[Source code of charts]
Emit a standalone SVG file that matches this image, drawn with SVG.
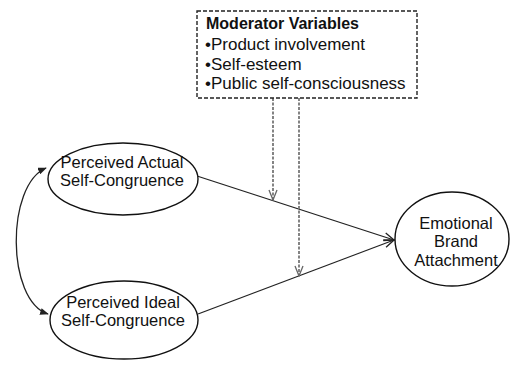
<svg xmlns="http://www.w3.org/2000/svg" width="511" height="385" viewBox="0 0 511 385">
<style>
text{font-family:"Liberation Sans",Arial,sans-serif;font-size:17px;fill:#111}
.n{fill:#fff;stroke:#111;stroke-width:1.4}
.c{fill:none;stroke:#222;stroke-width:1.3}
.d{fill:none;stroke:#777;stroke-width:1.8;stroke-dasharray:3 1.5}
</style>
<defs>
<marker id="open" viewBox="0 0 12 10" refX="11" refY="5" markerWidth="12" markerHeight="10" markerUnits="userSpaceOnUse" orient="auto">
<path d="M1,1 L11,5 L1,9" fill="none" stroke="#222" stroke-width="1.3"/>
</marker>
<marker id="dopen" viewBox="0 0 12 10" refX="11" refY="5" markerWidth="12" markerHeight="10" markerUnits="userSpaceOnUse" orient="auto">
<path d="M1,1 L11,5 L1,9" fill="none" stroke="#666" stroke-width="1.3"/>
</marker>
<marker id="fill" viewBox="0 0 10 8" refX="9" refY="4" markerWidth="9" markerHeight="7" markerUnits="userSpaceOnUse" orient="auto-start-reverse">
<path d="M0,0 L10,4 L0,8 Z" fill="#222"/>
</marker>
</defs>
<g id="connectors">
<line class="c" x1="197" y1="176" x2="394" y2="240" marker-end="url(#open)"/>
<line class="c" x1="198" y1="314" x2="394" y2="240" marker-end="url(#open)"/>
<path class="c" d="M46,168 C6,185 6,300 48,314" marker-start="url(#fill)" marker-end="url(#fill)"/>
<line class="d" x1="273" y1="98" x2="273" y2="200" marker-end="url(#dopen)"/>
<line class="d" x1="299" y1="98" x2="299" y2="276" marker-end="url(#dopen)"/>
</g>
<g id="moderator">
<rect x="197" y="11" width="220" height="87" fill="#fff" stroke="#222" stroke-width="1.4" stroke-dasharray="4 2"/>
<text x="206" y="29" style="font-weight:bold;font-size:16px">Moderator Variables</text>
<text x="205" y="50">•Product involvement</text>
<text x="205" y="70">•Self-esteem</text>
<text x="205" y="89">•Public self-consciousness</text>
</g>
<g id="actual">
<ellipse class="n" cx="123" cy="179" rx="75" ry="36"/>
<text x="122" y="168" text-anchor="middle" style="font-size:16.5px">Perceived Actual</text>
<text x="122" y="186" text-anchor="middle" style="font-size:16.5px">Self-Congruence</text>
</g>
<g id="ideal">
<ellipse class="n" cx="124" cy="320" rx="74" ry="39"/>
<text x="123" y="308" text-anchor="middle" style="font-size:16.5px">Perceived Ideal</text>
<text x="123" y="326" text-anchor="middle" style="font-size:16.5px">Self-Congruence</text>
</g>
<g id="attachment">
<ellipse class="n" cx="452" cy="239" rx="57" ry="47"/>
<text x="456" y="229" text-anchor="middle" style="font-size:16.5px">Emotional</text>
<text x="456" y="247" text-anchor="middle" style="font-size:16.5px">Brand</text>
<text x="456" y="266" text-anchor="middle" style="font-size:16.5px">Attachment</text>
</g>
</svg>
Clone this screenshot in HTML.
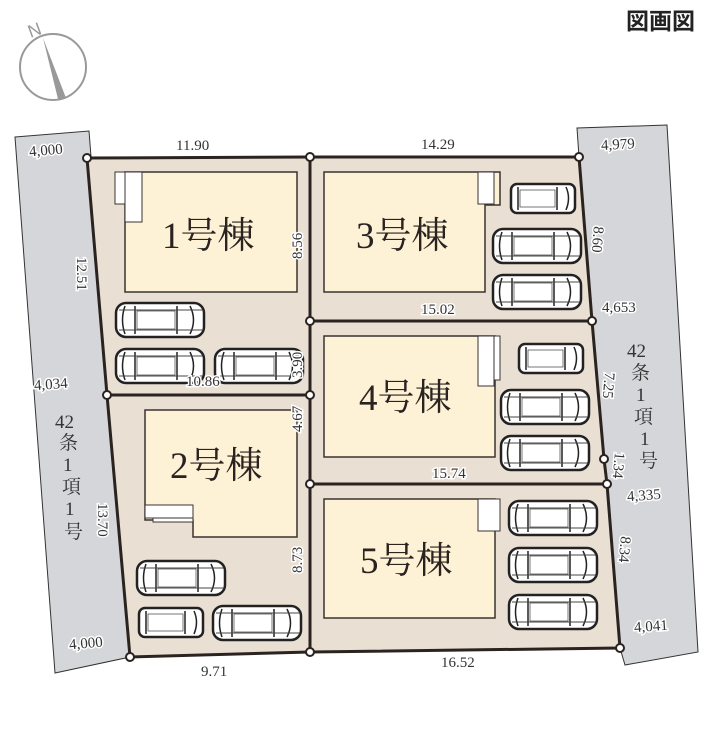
<!DOCTYPE html>
<html><head><meta charset="utf-8"><style>
html,body{margin:0;padding:0;background:#fff;}
svg{display:block;}
text{font-family:"Liberation Serif","Noto Serif CJK SC",serif;fill:#333;}
.d{font-size:15px;paint-order:stroke;stroke:#fff;stroke-width:3px;}
.b{font-size:37px;fill:#2a2320;}
.r{font-size:19px;fill:#333;}
</style></head><body>
<svg width="715" height="733" viewBox="0 0 715 733" xmlns="http://www.w3.org/2000/svg">
<defs>
<g id="car">
<rect x="1" y="1" width="88" height="34" rx="10" fill="#fff" stroke="#222" stroke-width="2.5"/>
<path d="M10,4 Q5,18 10,32 M20,4 L20,32 M62,4 L62,32 M75,4 Q82,18 75,32" fill="none" stroke="#222" stroke-width="1.5"/>
<path d="M4,8 L88,8 M4,28 L88,28" fill="none" stroke="#444" stroke-width="1"/>
<rect x="22" y="9" width="38" height="18" fill="#fff" stroke="#555" stroke-width="0.8"/>
</g>
<g id="car2">
<rect x="1" y="1" width="64" height="29" rx="6" fill="#fff" stroke="#222" stroke-width="2.5"/>
<path d="M8,4 L8,27 M47,4 L47,27 M56,4 Q61,15 56,27" fill="none" stroke="#222" stroke-width="1.5"/>
<rect x="10" y="7" width="35" height="17" fill="#fff" stroke="#555" stroke-width="0.8"/>
</g>
</defs>
<circle cx="53" cy="67" r="33" fill="none" stroke="#999" stroke-width="2"/>
<path d="M43,38 L66,98 L58,99 Z" fill="#999"/>
<text x="28" y="36" style="font-family:'Liberation Sans',sans-serif;font-size:18px;fill:#999" transform="rotate(-20 35 30)">N</text>
<text x="626" y="29" style="font-family:'Liberation Sans','Noto Sans CJK JP',sans-serif;font-size:23px;font-weight:bold;fill:#222">図画図</text>
<polygon points="15,137 89,131 130,657 55,673" fill="#d5d6d9" stroke="#333" stroke-width="1"/>
<polygon points="577,128 667,125 698,652 625,665 620,648 579,157" fill="#d5d6d9" stroke="#333" stroke-width="1"/>
<polygon points="87,158 310,157 579,157 592,321 604,459 607,484 620,648 310,652 130,657 107,395" fill="#eadfd3" stroke="#2a2320" stroke-width="3"/>
<g stroke="#2a2320" stroke-width="3" fill="none">
<line x1="310" y1="157" x2="310" y2="652"/>
<line x1="107" y1="395" x2="310" y2="395"/>
<line x1="310" y1="321" x2="592" y2="321"/>
<line x1="310" y1="484" x2="607" y2="484"/>
</g>
<g fill="#fdf1d6" stroke="#3a3330" stroke-width="1.5">
<rect x="125" y="172" width="172" height="120"/>
<polygon points="145,410 297,410 297,537 193,537 193,520 145,520"/>
<polygon points="324,172 500,172 500,205 485,205 485,292 324,292"/>
<rect x="324" y="336" width="171" height="121"/>
<rect x="324" y="499" width="171" height="119"/>
</g>
<g fill="#fff" stroke="#3a3330" stroke-width="1">
<rect x="115" y="172" width="10" height="32"/><rect x="125" y="172" width="17" height="50"/>
<rect x="153" y="510" width="40" height="12"/><rect x="145" y="505" width="48" height="13"/>
<rect x="478" y="172" width="16" height="32"/>
<rect x="478" y="336" width="22" height="44"/><rect x="478" y="336" width="16" height="50"/>
<rect x="478" y="499" width="22" height="32"/>
</g>
<use href="#car" x="115" y="302"/>
<use href="#car" x="115" y="348"/>
<use href="#car" x="214" y="348"/>
<use href="#car" x="136" y="560"/>
<use href="#car2" x="138" y="607"/>
<use href="#car" x="212" y="605"/>
<use href="#car2" x="510" y="183"/>
<use href="#car" x="492" y="228"/>
<use href="#car" x="492" y="274"/>
<use href="#car2" x="518" y="343"/>
<use href="#car" x="500" y="389"/>
<use href="#car" x="500" y="435"/>
<use href="#car" x="508" y="500"/>
<use href="#car" x="508" y="547"/>
<use href="#car" x="508" y="594"/>
<g fill="#fff" stroke="#2a2320" stroke-width="2">
<circle cx="87" cy="158" r="4"/><circle cx="310" cy="157" r="4"/><circle cx="579" cy="157" r="4"/>
<circle cx="310" cy="321" r="4"/><circle cx="592" cy="321" r="4"/>
<circle cx="107" cy="395" r="4"/><circle cx="310" cy="395" r="4"/>
<circle cx="604" cy="459" r="4"/><circle cx="310" cy="484" r="4"/><circle cx="607" cy="484" r="4"/>
<circle cx="130" cy="657" r="4"/><circle cx="310" cy="652" r="4"/><circle cx="620" cy="648" r="4"/>
</g>
<text class="b" x="162" y="248">1号棟</text>
<text class="b" x="170" y="478">2号棟</text>
<text class="b" x="356" y="248">3号棟</text>
<text class="b" x="359" y="410">4号棟</text>
<text class="b" x="360" y="573">5号棟</text>
<text x="176" y="150" class="d">11.90</text>
<text x="421" y="149" class="d">14.29</text>
<text x="29" y="155" class="d" transform="rotate(-5 45 150)">4,000</text>
<text x="601" y="149" class="d" transform="rotate(-3 620 145)">4,979</text>
<text x="602" y="312" class="d">4,653</text>
<text x="421" y="314" class="d">15.02</text>
<text x="34" y="389" class="d" transform="rotate(-4 50 385)">4,034</text>
<text x="186" y="386" class="d">10.86</text>
<text x="432" y="478" class="d">15.74</text>
<text x="627" y="500" class="d" transform="rotate(-4 645 495)">4,335</text>
<text x="69" y="648" class="d" transform="rotate(-5 85 643)">4,000</text>
<text x="201" y="676" class="d">9.71</text>
<text x="441" y="667" class="d">16.52</text>
<text x="634" y="631" class="d" transform="rotate(-4 650 626)">4,041</text>
<text class="d" transform="translate(302 259) rotate(-90)">8.56</text>
<text class="d" transform="translate(302 378) rotate(-90)">3.90</text>
<text class="d" transform="translate(302 432) rotate(-90)">4.67</text>
<text class="d" transform="translate(302 573) rotate(-90)">8.73</text>
<text class="d" transform="translate(77 257) rotate(90)">12.51</text>
<text class="d" transform="translate(98 503) rotate(90)">13.70</text>
<text class="d" transform="translate(594 226) rotate(95)">8.60</text>
<text class="d" transform="translate(605 372) rotate(95)">7.25</text>
<text class="d" transform="translate(615 452) rotate(95)">1.34</text>
<text class="d" transform="translate(621 536) rotate(95)">8.34</text>
<text class="r" x="55" y="428">42</text>
<text class="r" x="59" y="449">条</text>
<text class="r" x="63" y="471">1</text>
<text class="r" x="62" y="493">項</text>
<text class="r" x="65" y="515">1</text>
<text class="r" x="64" y="538">号</text>
<text class="r" x="627" y="357">42</text>
<text class="r" x="631" y="379">条</text>
<text class="r" x="636" y="401">1</text>
<text class="r" x="634" y="423">項</text>
<text class="r" x="640" y="445">1</text>
<text class="r" x="639" y="467">号</text>
</svg>
</body></html>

◆ **GIVEN PROBLEM**
Copy out every line from the data above that has "this" in it.

◆ **RESPONSE TO THE TASK**
Emit a standalone SVG file that matches this image, drawn with SVG.
Clone this screenshot in HTML.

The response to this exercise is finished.